↓
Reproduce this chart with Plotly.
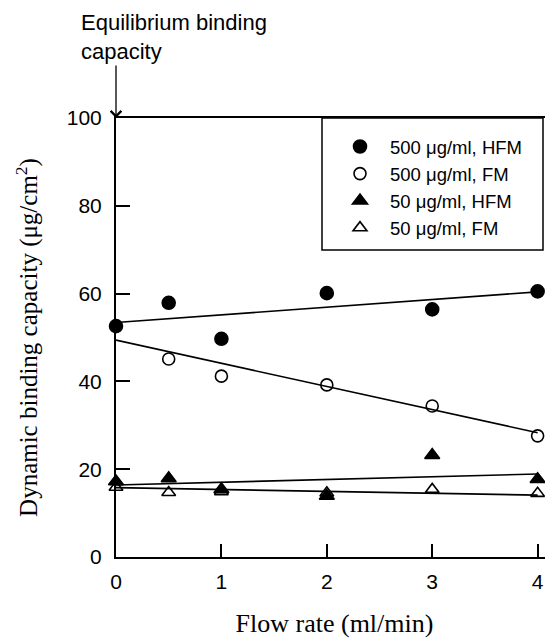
import plotly.graph_objects as go

# flow rate (ml/min) and dynamic binding capacity (ug/cm2)
flow_hfm = [0, 0.5, 1, 2, 3, 4]
dbc_500_hfm = [52.6, 57.9, 49.7, 60.1, 56.4, 60.5]
flow_fm = [0.5, 1, 2, 3, 4]
dbc_500_fm = [45.1, 41.2, 39.2, 34.4, 27.6]
dbc_50_hfm = [17.2, 17.9, 15.4, 13.9, 23.2, 17.7]
flow_fm50 = [0, 0.5, 1, 2, 3, 4]
dbc_50_fm = [15.9, 14.7, 14.9, 14.6, 15.4, 14.5]

# fitted lines (end points)
fit_x = [0, 4]
fit_500_hfm = [53.4, 60.4]
fit_500_fm = [49.4, 28.3]
fit_50_hfm = [16.4, 18.9]
fit_50_fm = [15.8, 14.1]

fig = go.Figure()

for fy in [fit_500_hfm, fit_500_fm, fit_50_hfm, fit_50_fm]:
    fig.add_trace(go.Scatter(x=fit_x, y=fy, mode="lines", showlegend=False,
                             line=dict(color="black", width=1.6), hoverinfo="skip"))

series = [
    ("500 μg/ml, HFM", flow_hfm, dbc_500_hfm, "circle"),
    ("500 μg/ml, FM", flow_fm, dbc_500_fm, "circle-open"),
    ("50 μg/ml, HFM", flow_hfm, dbc_50_hfm, "triangle-up"),
    ("50 μg/ml, FM", flow_fm50, dbc_50_fm, "triangle-up-open"),
]
for name, xs, ys, sym in series:
    fig.add_trace(go.Scatter(
        x=xs, y=ys, mode="markers", name=name, cliponaxis=False,
        marker=dict(symbol=sym, size=13 if "open" not in sym else 12,
                    color="black", line=dict(color="black", width=1.6)),
    ))

# plot area in page pixels: left 116, top 118, right 553, bottom 557 (page has 8px body margin)
PW, PH = 437, 439

# legend frame
fig.add_shape(type="rect", xref="paper", yref="paper",
              x0=(322 - 116) / PW, x1=(543 - 116) / PW,
              y0=(557 - 250) / PH, y1=1.0,
              line=dict(color="black", width=1.5), fillcolor="rgba(0,0,0,0)")

# arrow to equilibrium capacity
fig.add_annotation(x=0, y=100, xref="x", yref="y", text="", showarrow=True,
                   ax=0, ay=-54, arrowhead=4, arrowsize=1.6, arrowwidth=1.3,
                   arrowcolor="black", standoff=0)
fig.add_annotation(xref="paper", yref="paper",
                   x=(79 - 116) / PW, y=(557 - 8) / PH,
                   xanchor="left", yanchor="top", align="left", showarrow=False,
                   text="Equilibrium binding<br>capacity",
                   font=dict(family="Liberation Sans, Arial", size=22, color="black"))

fig.update_layout(
    width=545, height=634,
    margin=dict(l=108, r=0, t=110, b=85, autoexpand=False),
    plot_bgcolor="white", paper_bgcolor="white",
    font=dict(family="Liberation Sans, Arial", color="black"),
    showlegend=True,
    legend=dict(x=(330 - 116) / PW, y=(557 - 128) / PH, xanchor="left", yanchor="top",
                bgcolor="rgba(0,0,0,0)", borderwidth=0, itemwidth=50,
                font=dict(family="Liberation Sans, Arial", size=18.5, color="black")),
    xaxis=dict(range=[0, 4.146], tickvals=[0, 1, 2, 3, 4], ticks="inside", ticklen=13,
               tickwidth=1.5, tickcolor="black", showline=True, linecolor="black",
               linewidth=2, mirror=True, showgrid=False, zeroline=False,
               ticklabelstandoff=5,
               tickfont=dict(family="Liberation Sans, Arial", size=21),
               title=dict(text="Flow rate (ml/min)", standoff=22,
                          font=dict(family="Liberation Serif, Times New Roman", size=26))),
    yaxis=dict(range=[0, 100], tickvals=[0, 20, 40, 60, 80, 100], ticks="inside",
               ticklen=14, tickwidth=1.5, tickcolor="black", showline=True,
               linecolor="black", linewidth=2, showgrid=False, zeroline=False,
               ticklabelstandoff=8,
               tickfont=dict(family="Liberation Sans, Arial", size=21),
               title=dict(text="Dynamic binding capacity (μg/cm<sup>2</sup>)", standoff=22,
                          font=dict(family="Liberation Serif, Times New Roman", size=25))),
)

fig.write_html("out.html")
↑
WHAT IS ASKED: Emit the lines of the material exactly, from its first line to the line containing "import plotly.graph_objects as go", inclusive; leave every picture out.

RESPONSE TO THE EXERCISE:
Reproduce this chart with Plotly.
import plotly.graph_objects as go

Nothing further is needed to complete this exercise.